§ **What you need to do**: The data below should be restated word for word, with every picture omitted.

Data extract start

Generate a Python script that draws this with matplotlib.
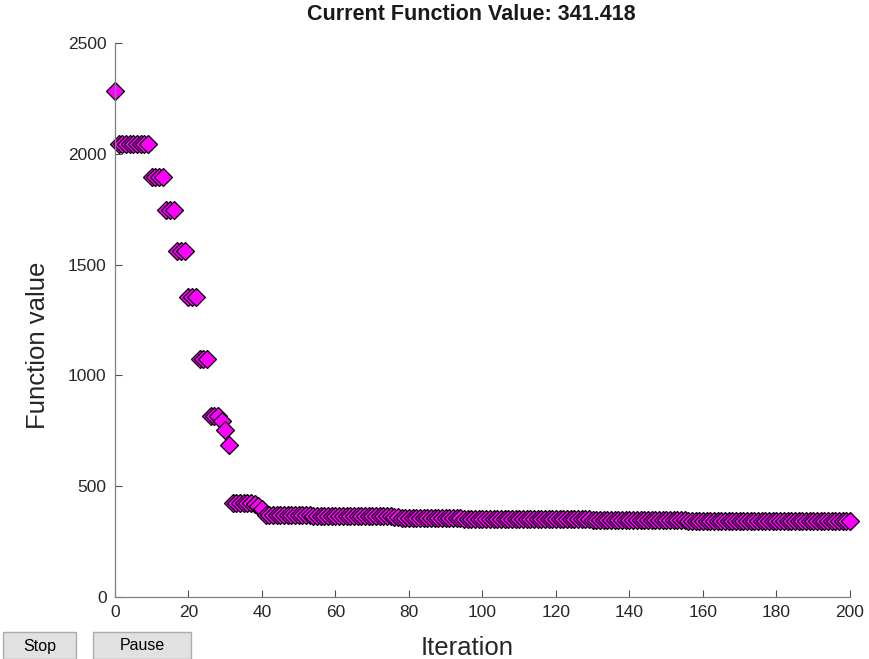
"""Optimizer progress plot: function value per iteration (optimplotfval style)."""

import matplotlib

matplotlib.use("Agg")
import matplotlib.pyplot as plt
from matplotlib.patches import Rectangle

plt.rcParams["font.family"] = ["Liberation Sans", "DejaVu Sans"]

# Function value at each iteration 0..200.
fval_head = [
    2285,
    2045, 2045, 2045, 2045, 2045, 2045, 2045, 2045, 2045,
    1895, 1895, 1895, 1895,
    1745, 1745, 1745,
    1560, 1560, 1560,
    1355, 1355, 1355,
    1075, 1075, 1075,
    818, 818, 818,
    795, 752, 686,
    425, 425, 425, 425, 425, 425,
    420, 410, 395,
]
fval_tail = [
    372, 370, 370, 370, 369, 369, 369, 369, 368, 368,
    368, 368, 368, 367, 367, 367, 367, 367, 366, 366,
    366, 366, 366, 366, 365, 365, 365, 365, 365, 365,
    364, 364, 364, 364, 364, 363, 363,
    358, 358, 358, 357, 357, 357, 357, 356, 356, 356,
    356, 356, 355, 355, 355, 355, 355, 354, 354, 354,
    354, 354, 354, 353, 353, 353, 353, 353, 353, 352,
    352, 352, 352, 352, 352, 352, 351, 351, 351, 351,
    351, 351, 351, 351, 350, 350, 350, 350, 350, 350,
    350, 350, 349, 349, 349, 349, 349, 349, 349, 349,
    349, 348, 348, 348, 348, 348, 348, 348, 348, 348,
    348, 348, 348, 348, 348, 348, 348, 348,
    345, 345, 345, 345, 345, 344, 344, 344, 344, 344,
    344, 344, 343, 343, 343, 343, 343, 343, 343, 343,
    343, 342, 342, 342, 342, 342, 342, 342, 342, 342,
    342, 342, 342, 342, 342, 341.5, 341.5, 341.5, 341.5, 341.5,
    341.418, 341.418, 341.418, 341.418, 341.418,
]
fvals = fval_head + fval_tail
iterations = list(range(len(fvals)))
title_text = f"Current Function Value: {fvals[-1]:.3f}"
x_ticks = [0, 20, 40, 60, 80, 100, 120, 140, 160, 180, 200]
y_ticks = [0, 500, 1000, 1500, 2000, 2500]

W, H = 870, 659
fig = plt.figure(figsize=(W / 100, H / 100), dpi=100)
ax = fig.add_axes([115 / W, 1 - 597 / H, 735 / W, 554 / H])

ax.plot(iterations, fvals, linestyle="none", marker="D", markersize=9,
        markerfacecolor="#ff00ff", markeredgecolor="black", markeredgewidth=0.9,
        clip_on=False)

ax.set_xlim(0, 200)
ax.set_ylim(0, 2500)
ax.set_xticks(x_ticks)
ax.set_yticks(y_ticks)
ax.tick_params(direction="in", length=5, width=0.8, colors="#4d4d4d",
               labelcolor="#262626", labelsize=12.5, pad=6)
for side in ("top", "right"):
    ax.spines[side].set_visible(False)
for side in ("left", "bottom"):
    ax.spines[side].set_color("#808080")
    ax.spines[side].set_linewidth(0.9)

# Title and axis labels placed where the reference has them (pixel coords).
fig.text(471 / W, 1 - 15 / H, title_text, ha="center", va="center",
         fontsize=15.5, fontweight="bold", color="#1a1a1a")
ax.set_xlabel("Iteration", fontsize=18.5, color="#262626")
ax.xaxis.set_label_coords((467 - 115) / 735, (597 - 636) / 554)
ax.set_ylabel("Function value", fontsize=18.5, color="#262626")
ax.yaxis.set_label_coords((50 - 115) / 735, (597 - 345) / 554)

# Stop / Pause buttons drawn in figure pixels.
for label, x0, w in (("Stop", 3, 73), ("Pause", 93, 98)):
    fig.patches.append(Rectangle((x0 / W, 0), w / W, 27 / H, transform=fig.transFigure,
                                 facecolor="#e1e1e1", edgecolor="#adadad", linewidth=1))
    fig.text((x0 + w / 2) / W, 13 / H, label, ha="center", va="center", fontsize=11.5)

fig.savefig("out.png", dpi=100)
plt.close(fig)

Data extract end

§ **The result**:
Generate a Python script that draws this with matplotlib.
"""Optimizer progress plot: function value per iteration (optimplotfval style)."""

import matplotlib

matplotlib.use("Agg")
import matplotlib.pyplot as plt
from matplotlib.patches import Rectangle

plt.rcParams["font.family"] = ["Liberation Sans", "DejaVu Sans"]

# Function value at each iteration 0..200.
fval_head = [
    2285,
    2045, 2045, 2045, 2045, 2045, 2045, 2045, 2045, 2045,
    1895, 1895, 1895, 1895,
    1745, 1745, 1745,
    1560, 1560, 1560,
    1355, 1355, 1355,
    1075, 1075, 1075,
    818, 818, 818,
    795, 752, 686,
    425, 425, 425, 425, 425, 425,
    420, 410, 395,
]
fval_tail = [
    372, 370, 370, 370, 369, 369, 369, 369, 368, 368,
    368, 368, 368, 367, 367, 367, 367, 367, 366, 366,
    366, 366, 366, 366, 365, 365, 365, 365, 365, 365,
    364, 364, 364, 364, 364, 363, 363,
    358, 358, 358, 357, 357, 357, 357, 356, 356, 356,
    356, 356, 355, 355, 355, 355, 355, 354, 354, 354,
    354, 354, 354, 353, 353, 353, 353, 353, 353, 352,
    352, 352, 352, 352, 352, 352, 351, 351, 351, 351,
    351, 351, 351, 351, 350, 350, 350, 350, 350, 350,
    350, 350, 349, 349, 349, 349, 349, 349, 349, 349,
    349, 348, 348, 348, 348, 348, 348, 348, 348, 348,
    348, 348, 348, 348, 348, 348, 348, 348,
    345, 345, 345, 345, 345, 344, 344, 344, 344, 344,
    344, 344, 343, 343, 343, 343, 343, 343, 343, 343,
    343, 342, 342, 342, 342, 342, 342, 342, 342, 342,
    342, 342, 342, 342, 342, 341.5, 341.5, 341.5, 341.5, 341.5,
    341.418, 341.418, 341.418, 341.418, 341.418,
]
fvals = fval_head + fval_tail
iterations = list(range(len(fvals)))
title_text = f"Current Function Value: {fvals[-1]:.3f}"
x_ticks = [0, 20, 40, 60, 80, 100, 120, 140, 160, 180, 200]
y_ticks = [0, 500, 1000, 1500, 2000, 2500]

W, H = 870, 659
fig = plt.figure(figsize=(W / 100, H / 100), dpi=100)
ax = fig.add_axes([115 / W, 1 - 597 / H, 735 / W, 554 / H])

ax.plot(iterations, fvals, linestyle="none", marker="D", markersize=9,
        markerfacecolor="#ff00ff", markeredgecolor="black", markeredgewidth=0.9,
        clip_on=False)

ax.set_xlim(0, 200)
ax.set_ylim(0, 2500)
ax.set_xticks(x_ticks)
ax.set_yticks(y_ticks)
ax.tick_params(direction="in", length=5, width=0.8, colors="#4d4d4d",
               labelcolor="#262626", labelsize=12.5, pad=6)
for side in ("top", "right"):
    ax.spines[side].set_visible(False)
for side in ("left", "bottom"):
    ax.spines[side].set_color("#808080")
    ax.spines[side].set_linewidth(0.9)

# Title and axis labels placed where the reference has them (pixel coords).
fig.text(471 / W, 1 - 15 / H, title_text, ha="center", va="center",
         fontsize=15.5, fontweight="bold", color="#1a1a1a")
ax.set_xlabel("Iteration", fontsize=18.5, color="#262626")
ax.xaxis.set_label_coords((467 - 115) / 735, (597 - 636) / 554)
ax.set_ylabel("Function value", fontsize=18.5, color="#262626")
ax.yaxis.set_label_coords((50 - 115) / 735, (597 - 345) / 554)

# Stop / Pause buttons drawn in figure pixels.
for label, x0, w in (("Stop", 3, 73), ("Pause", 93, 98)):
    fig.patches.append(Rectangle((x0 / W, 0), w / W, 27 / H, transform=fig.transFigure,
                                 facecolor="#e1e1e1", edgecolor="#adadad", linewidth=1))
    fig.text((x0 + w / 2) / W, 13 / H, label, ha="center", va="center", fontsize=11.5)

fig.savefig("out.png", dpi=100)
plt.close(fig)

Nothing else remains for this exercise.